State health officials: Legionnaires’ disease on rise

5 patients diagnosed at UW-hospital
State health officials: Legionnaires’ disease on rise
CDC/William Cherry via Wikimedia Commons
A micrograph showing lung tissue infected with Legionnaires' disease

State health officials say it’s a record year for cases of Legionnaires’ disease in the state. That’s the type of pneumonia five UW-Hospital patients were diagnosed with this week.

One of those patients was already seriously ill and died this week after being diagnosed with the disease, which is usually seen in people with low immune systems. It’s caused by the Legionella bacteria.

“We’ve been seeing very high numbers this year of Legionnaires’ disease,” said Thomas Haupt, respiratory epidemiologist at the Wisconsin Department of Health Services. “It’s a record pace, and it’s not one we’re proud of … It is potentially 10 percent fatality rate for people who come down with it.”

Haput said Legionnaires’ disease is more common than one might think, and it’s become more prevalent over the years.

In 2010, Wisconsin DHS data shows the state had 63 confirmed cases. That jumped to 160 in 2013, and now in November of this year, that number is approaching 300.

“We’re doing everything we possibly can. We’re keeping an eye on things,” Haupt said, adding that this trend is mirrored nationally. “It’s just been an unexplainable year for Legionnarie’s disease.”

He said it’s hard to trace the source of the disease, which is caused by a certain type of bacteria.

“It’s frustrating for everyone involved, including patients and families,” Haupt said.

A hot water system at UW Hospital is the suspected source of five cases of Legionnaries’ disease, which is spread through breathing in the mist of contaminated water.

The way that water is contaminated could be from houses and businesses’ pipes.

“People probably don’t think about the plumbing inside their homes all that often, but it really does impact water quality,” said Amy Barrilleaux, Madison Water Utility public information officer. “We do a lot of work to make sure the water, when it gets to your home, it’s safe, it’s disinfected, it’s ready to go. But once it gets there, all that plumbing inside your home needs to be taken care of.”

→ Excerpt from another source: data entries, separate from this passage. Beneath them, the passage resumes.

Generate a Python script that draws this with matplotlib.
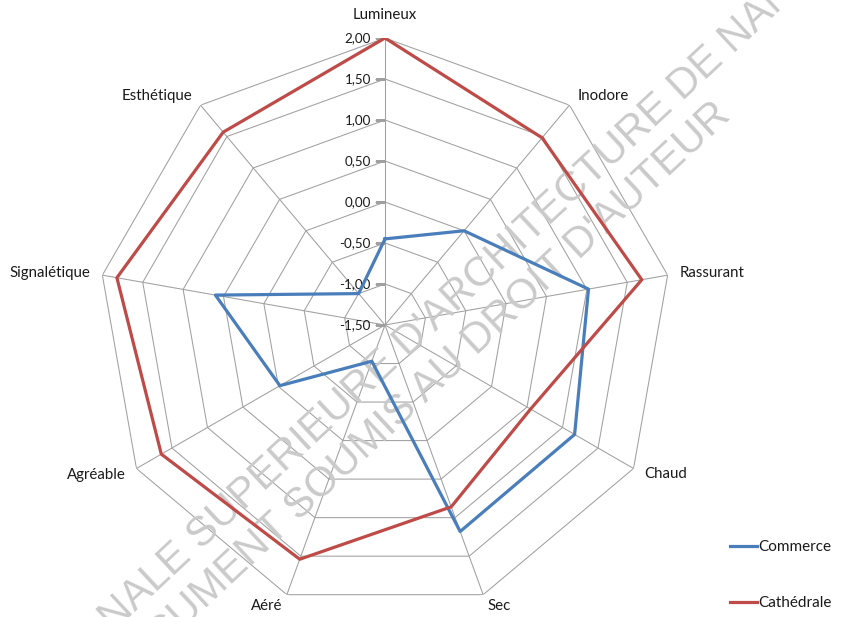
import numpy as np
import matplotlib
matplotlib.use("Agg")
import matplotlib.pyplot as plt
from matplotlib.transforms import offset_copy

# Axes of the radar, clockwise from the top
categories = ["Lumineux", "Inodore", "Rassurant", "Chaud", "Sec",
              "Aéré", "Agréable", "Signalétique", "Esthétique"]
commerce = [-0.45, 0.00, 1.02, 1.17, 1.18, -1.03, -0.02, 0.60, -1.00]
cathedrale = [2.00, 1.48, 1.68, 0.55, 0.86, 1.54, 1.65, 1.82, 1.57]
tick_values = [-1.5, -1.0, -0.5, 0.0, 0.5, 1.0, 1.5, 2.0]
tick_labels = ["-1,50", "-1,00", "-0,50", "0,00", "0,50", "1,00", "1,50", "2,00"]

BLUE = "#4a7ebb"
RED = "#be4b48"
GRID = "#a0a0a0"
TEXT = "#1a1a1a"
FONT = ["Lato", "DejaVu Sans"]

plt.rcParams["font.family"] = FONT

fig = plt.figure(figsize=(8.41, 6.17), dpi=100)
ax = fig.add_axes([98 / 841, 5 / 617, 574 / 841, 574 / 617], projection="polar")
ax.set_theta_zero_location("N")
ax.set_theta_direction(-1)
ax.set_ylim(tick_values[0], tick_values[-1])
ax.axis("off")

n = len(categories)
angles = np.linspace(0, 2 * np.pi, n, endpoint=False)
closed = np.append(angles, angles[0])

# polygon grid + spokes
for level in tick_values[1:]:
    ax.plot(closed, [level] * (n + 1), color=GRID, lw=0.75, zorder=1)
for a in angles:
    ax.plot([a, a], [tick_values[0], tick_values[-1]], color=GRID, lw=0.75, zorder=1)

# value ticks on the vertical axis
ax.plot([0] * len(tick_values), tick_values, ls="none",
        marker=[(-1, 0), (0, 0)], markersize=14, markeredgecolor=GRID,
        markeredgewidth=0.75, zorder=1)
lab_tr = offset_copy(ax.transData, fig=fig, x=-14, y=0, units="dots")
for v, t in zip(tick_values, tick_labels):
    ax.text(0, v, t, transform=lab_tr, ha="right", va="center",
            fontsize=9.6, color=TEXT)

# category labels
for a, name in zip(angles, categories):
    s, c = np.sin(a), np.cos(a)
    if abs(s) < 0.1:
        ha, va, dx, dy = "center", "bottom", 0, 16
    else:
        ha = "left" if s > 0 else "right"
        va, dx, dy = "center", 12 * s, 12 * c
    tr = offset_copy(ax.transData, fig=fig, x=dx, y=dy, units="dots")
    ax.text(a, tick_values[-1], name, transform=tr, ha=ha, va=va,
            fontsize=10.8, color=TEXT)

# series
ax.plot(closed, commerce + commerce[:1], color=BLUE, lw=2.3, label="Commerce", zorder=4)
ax.plot(closed, cathedrale + cathedrale[:1], color=RED, lw=2.3, label="Cathédrale", zorder=4)

# watermark
wm = dict(transform=fig.transFigure, rotation=43, rotation_mode="anchor",
          ha="center", va="center", fontsize=30, color="#cacaca",
          family=["Liberation Sans", "DejaVu Sans"], zorder=2)
ax.text(376 / 841, 1 - 372 / 617, "ECOLE NATIONALE SUPERIEURE D'ARCHITECTURE DE NANTES", **wm)
ax.text(416 / 841, 1 - 397 / 617, "DOCUMENT SOUMIS AU DROIT D'AUTEUR", **wm)

fig.legend(loc="upper left", bbox_to_anchor=(730 / 841, 1 - 540 / 617),
           frameon=False, fontsize=11, handlelength=1.76, handletextpad=0.1,
           labelspacing=2.75, borderpad=0, borderaxespad=0, labelcolor=TEXT)

fig.savefig("out.png", dpi=100, facecolor="white")
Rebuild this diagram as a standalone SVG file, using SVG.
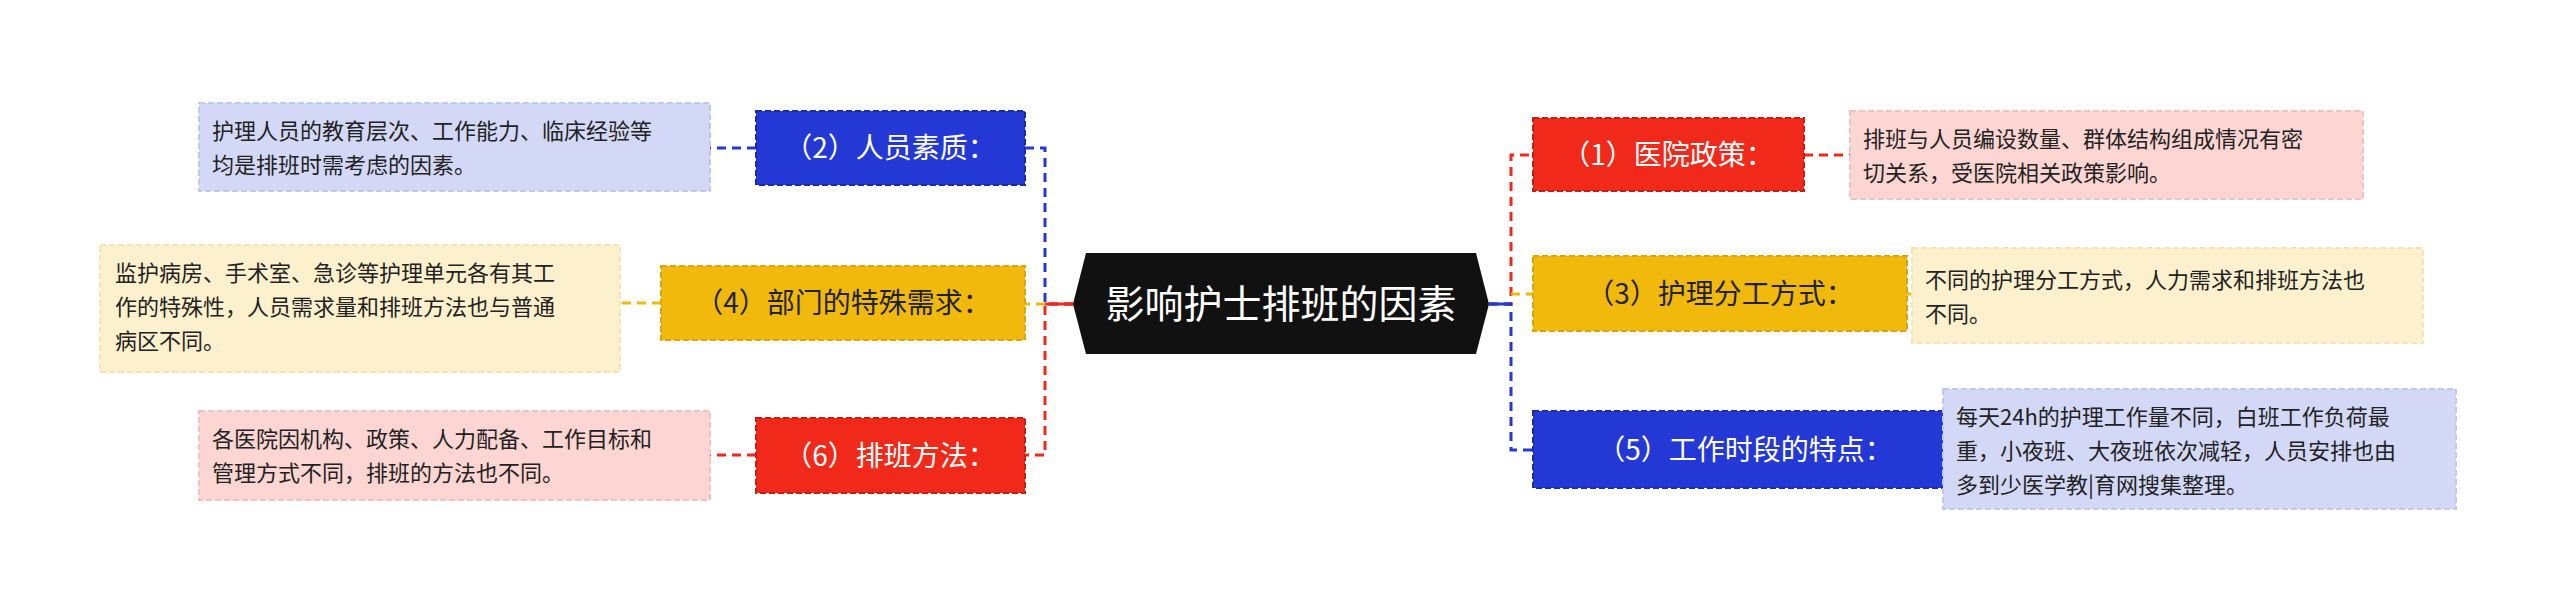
<svg xmlns="http://www.w3.org/2000/svg" width="2560" height="614" viewBox="0 0 2560 614">
<style>
.lb{font-family:"Noto Sans CJK SC","Noto Sans",sans-serif;font-size:28px;}
.ds{font-family:"Noto Sans CJK SC","Noto Sans",sans-serif;font-size:22px;fill:#222;}
.c{fill:none;stroke-width:3;stroke-dasharray:9,6;}
.nb{stroke-width:2;stroke-dasharray:6,3;}
</style>
<rect width="2560" height="614" fill="#fff"/>
<g id="connectors">
<path class="c" stroke="#2438d6" d="M1073 304H1045V148H1025"/>
<path class="c" stroke="#f0b90b" d="M1045 304H1025"/>
<path class="c" stroke="#f0291a" d="M1073 304H1045V455H1025"/>
<path class="c" stroke="#2438d6" d="M756 148H710"/>
<path class="c" stroke="#f0b90b" d="M661 303H620"/>
<path class="c" stroke="#f0291a" d="M756 455H710"/>
<path class="c" stroke="#f0291a" d="M1489 304H1511V155H1533"/>
<path class="c" stroke="#f0b90b" d="M1511 294H1533"/>
<path class="c" stroke="#2438d6" d="M1489 304H1511V450H1533"/>
<path class="c" stroke="#f0291a" d="M1804 155H1850"/>
<path class="c" stroke="#f0b90b" d="M1907 294H1912"/>
<path class="c" stroke="#2438d6" d="M1958 450H1943"/>
<path stroke="#f0291a" stroke-width="3" d="M1045 304H1073"/>
<path stroke="#2438d6" stroke-width="3" d="M1489 304H1511"/>
</g>
<g id="center">
<polygon points="1073,304 1086,253 1476,253 1489,304 1476,354 1086,354" fill="#111"/>
<text x="1281" y="318" text-anchor="middle" class="lb" style="font-size:39px" fill="#fff">影响护士排班的因素</text>
</g>
<g id="n2"><rect class="nb" x="756" y="111" width="269" height="74" fill="#2438d6" stroke="#1a2aa8"/><text x="890" y="158" text-anchor="middle" class="lb" fill="#fff">（2）人员素质：</text></g>
<g id="d2"><rect class="nb" x="199" y="103" width="511" height="88" fill="#d4d8f7" stroke="#c3c8ee"/><text class="ds" x="212" y="139">护理人员的教育层次、工作能力、临床经验等</text><text class="ds" x="212" y="173">均是排班时需考虑的因素。</text></g>
<g id="n4"><rect class="nb" x="661" y="266" width="364" height="74" fill="#f0b90b" stroke="#d9a508"/><text x="843" y="313" text-anchor="middle" class="lb" fill="#222">（4）部门的特殊需求：</text></g>
<g id="d4"><rect class="nb" x="100" y="245" width="520" height="127" fill="#fdf0cc" stroke="#f3e3b5"/><text class="ds" x="115" y="281">监护病房、手术室、急诊等护理单元各有其工</text><text class="ds" x="115" y="315">作的特殊性，人员需求量和排班方法也与普通</text><text class="ds" x="115" y="349">病区不同。</text></g>
<g id="n6"><rect class="nb" x="756" y="418" width="269" height="75" fill="#f0291a" stroke="#c81e12"/><text x="890" y="466" text-anchor="middle" class="lb" fill="#fff">（6）排班方法：</text></g>
<g id="d6"><rect class="nb" x="199" y="411" width="511" height="89" fill="#fdd5d2" stroke="#f2c2be"/><text class="ds" x="212" y="447">各医院因机构、政策、人力配备、工作目标和</text><text class="ds" x="212" y="481">管理方式不同，排班的方法也不同。</text></g>
<g id="n1"><rect class="nb" x="1533" y="118" width="271" height="73" fill="#f0291a" stroke="#c81e12"/><text x="1668" y="165" text-anchor="middle" class="lb" fill="#fff">（1）医院政策：</text></g>
<g id="d1"><rect class="nb" x="1850" y="111" width="513" height="88" fill="#fdd5d2" stroke="#f2c2be"/><text class="ds" x="1863" y="147">排班与人员编设数量、群体结构组成情况有密</text><text class="ds" x="1863" y="181">切关系，受医院相关政策影响。</text></g>
<g id="n3"><rect class="nb" x="1533" y="256" width="374" height="75" fill="#f0b90b" stroke="#d9a508"/><text x="1720" y="304" text-anchor="middle" class="lb" fill="#222">（3）护理分工方式：</text></g>
<g id="d3"><rect class="nb" x="1912" y="248" width="511" height="95" fill="#fdf0cc" stroke="#f3e3b5"/><text class="ds" x="1925" y="288">不同的护理分工方式，人力需求和排班方法也</text><text class="ds" x="1925" y="322">不同。</text></g>
<g id="n5"><rect class="nb" x="1533" y="411" width="425" height="77" fill="#2438d6" stroke="#1a2aa8"/><text x="1745" y="460" text-anchor="middle" class="lb" fill="#fff">（5）工作时段的特点：</text></g>
<g id="d5"><rect class="nb" x="1943" y="389" width="513" height="120" fill="#d4d8f7" stroke="#c3c8ee"/><text class="ds" x="1956" y="425">每天24h的护理工作量不同，白班工作负荷最</text><text class="ds" x="1956" y="459">重，小夜班、大夜班依次减轻，人员安排也由</text><text class="ds" x="1956" y="493">多到少医学教|育网搜集整理。</text></g>
</svg>
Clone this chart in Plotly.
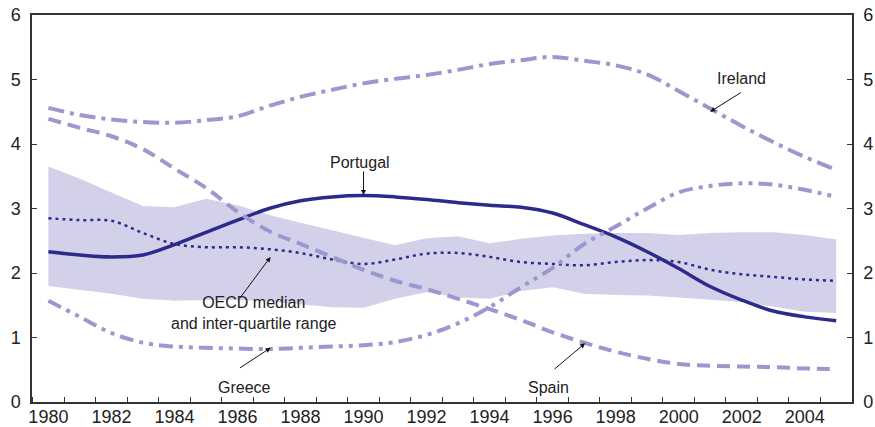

She said water going in to homes and businesses is disinfected with chlorine, but stagnant water warm water in plumbing systems runs the risk of growing bacteria like the one that causes Legionnaires’ disease.

“Especially if you have one of those extra bathrooms or something somewhere, just use that water in there, because when you turn on the tap after a couple months, that water has been sitting in that tap for a couple of months,” Barrilleaux said.

Haupt said health experts still aren’t sure why Legionnaries’ disease is on the rise nationwide, but the DHS website said it could be any combination of a number of factors, like increased reporting, more people at risk and/or more Legionella bacteria in the environment.

Haupt said the fact that UW hadn’t had any hospital-acquired cases of Legionnaries’ disease in 23 years before this week is a good track record, and there’s no risk to the public at this point.

He said, however, if you or a loved one were in the hospital for an extended period of time and came out with pneumonia, it’s worth getting checked out.